My question is: Is there only one counter example in $K_5$ for $R(3,3)$ where $K_5$ is a complete graph of 5 points and $R(s,t)$ is Ramsey number.

Answer 1

Yes, try it yourself. If you start out with one node connected to 3 or 4 edges of the same colour, you will find it impossible to complete the graph.

Hence every node must be connected to two red and two blue edges. Starting with this, and keeping this rule for every node, you are forced to end up with the coloring of $K_5$ you've shown. You'll notice you will have a choice for one edge, but both will lead to either the coloring you've shown or one that looks different, but is in fact isomorphic to the one you've shown (two nodes have just moved around).

Answer 2

Another way to think about it: How many graphs $G$ are there on 5 vertices such that both $G$ and $\overline{G}$ are triangle free?
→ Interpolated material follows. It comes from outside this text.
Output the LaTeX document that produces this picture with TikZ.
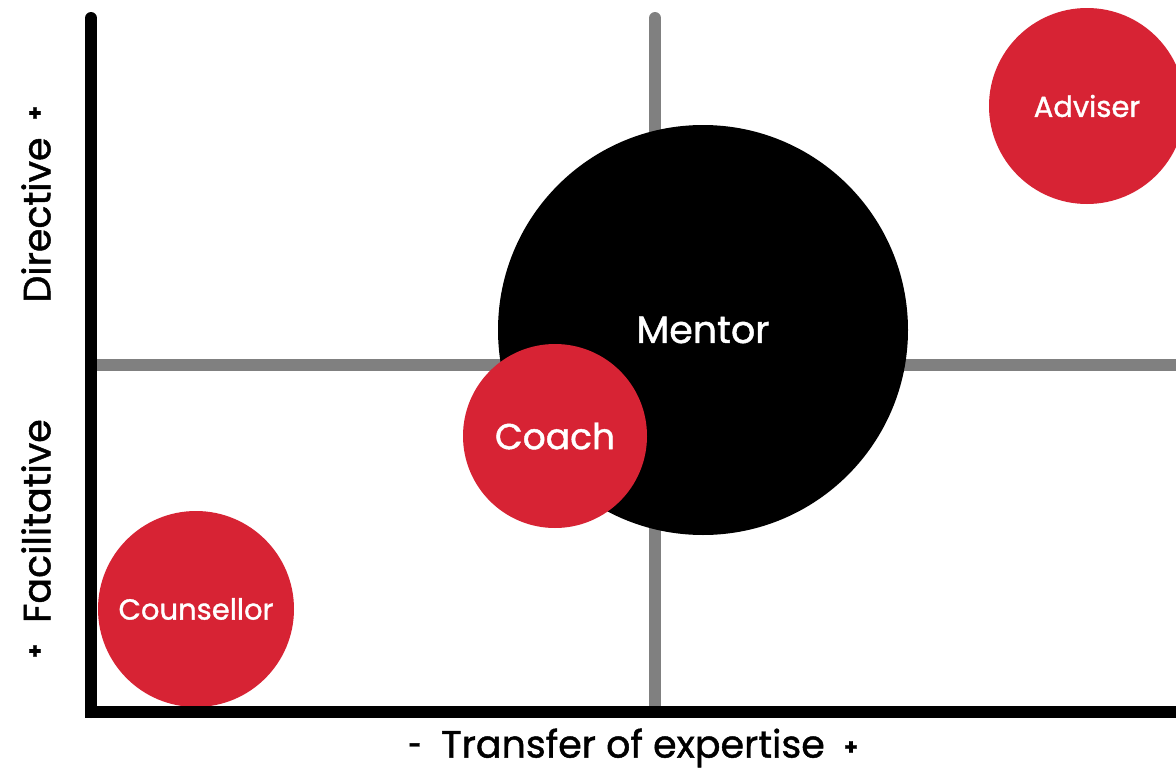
\documentclass[tikz,border=0pt]{standalone}
\usepackage{fontspec}
\setmainfont{Poppins}[FakeBold=1.2]
\definecolor{bubred}{RGB}{215,35,52}
\definecolor{gridgray}{RGB}{128,128,128}
\begin{document}
\begin{tikzpicture}[x=1pt,y=-1pt,
  gridline/.style={line width=12pt,gridgray,line cap=round},
  axisline/.style={line width=12pt,black,line cap=round},
  bubble/.style={circle,inner sep=0pt,text=white},
  axislabel/.style={font=\fontsize{38}{42}\selectfont,black,inner sep=0pt},
  pm/.style={font=\fontsize{22}{26}\selectfont\bfseries,black,inner sep=0pt}]
\useasboundingbox (0,0) rectangle (1176,771);
\fill[white] (0,0) rectangle (1176,771);
% grid
\draw[gridline] (655,18) -- (655,705);
\draw[gridline,line cap=butt] (97,365) -- (1176,365);
% bubbles
\node[bubble,fill=black,minimum size=410pt,font=\fontsize{38}{42}\selectfont] (mentor) at (703,330) {Mentor};
\node[bubble,fill=bubred,minimum size=184pt,font=\fontsize{36}{40}\selectfont] (coach) at (555,436) {Coach};
\node[bubble,fill=bubred,minimum size=196pt,font=\fontsize{29}{32}\selectfont] (adviser) at (1087,106) {Adviser};
\node[bubble,fill=bubred,minimum size=196pt,font=\fontsize{29}{32}\selectfont] (counsellor) at (196,609) {Counsellor};
% axes
\draw[axisline] (91,18) -- (91,712);
\draw[axisline,line cap=butt] (85,712) -- (1176,712);
% labels
\node[axislabel,anchor=center] (xlab) at (633,748) {Transfer of expertise};
\node[pm] (xminus) at (415,748) {-};
\node[pm] (xplus) at (851,748) {+};
\node[axislabel,rotate=90] (ylab1) at (36,220) {Directive};
\node[pm,rotate=90] (yplus1) at (36,113) {+};
\node[axislabel,rotate=90] (ylab2) at (36,521) {Facilitative};
\node[pm,rotate=90] (yplus2) at (36,651) {+};
\end{tikzpicture}
\end{document}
$C_5\cong\overline{C_5}$ is the only answer.

Answer 3

This coloring has the property that

each vertex is incident to exactly two red edges and two blue edges. (Property $X$)

Any $R(3,3)$ coloring of $K_5$ must have this property. For suppose we had an $R(3,3)$ coloring of $K_5$ that did not have property $X$. Then there is some vertex $v$ with at least three edges of the same color, say red. These three edges are also incident to vertices $u_1, u_2, u_3$. Each edge $u_i-u_j$ must be blue, or else $v, u_i, u_j$ would be vertices of a red triangle. But then $u_1, u_2, u_3$ are vertices a blue triangle. So any $R(3,3)$ coloring must have property $X$.

Now consider the subgraph consisting of just the red edges. Every vertex in this subgraph has degree 2. It is an easy theorem that such a graph is a union of disjoint cycles. In this case, there can't more than one cycle because that would require at least 6 vertices and we have only 5. So the red edges must form a single cycle of length 5. We can then arrange the vertices so that this cycle is the outer pentagon, as you did, and then the blue edges must be the inner pentagram, also a cycle of length 5.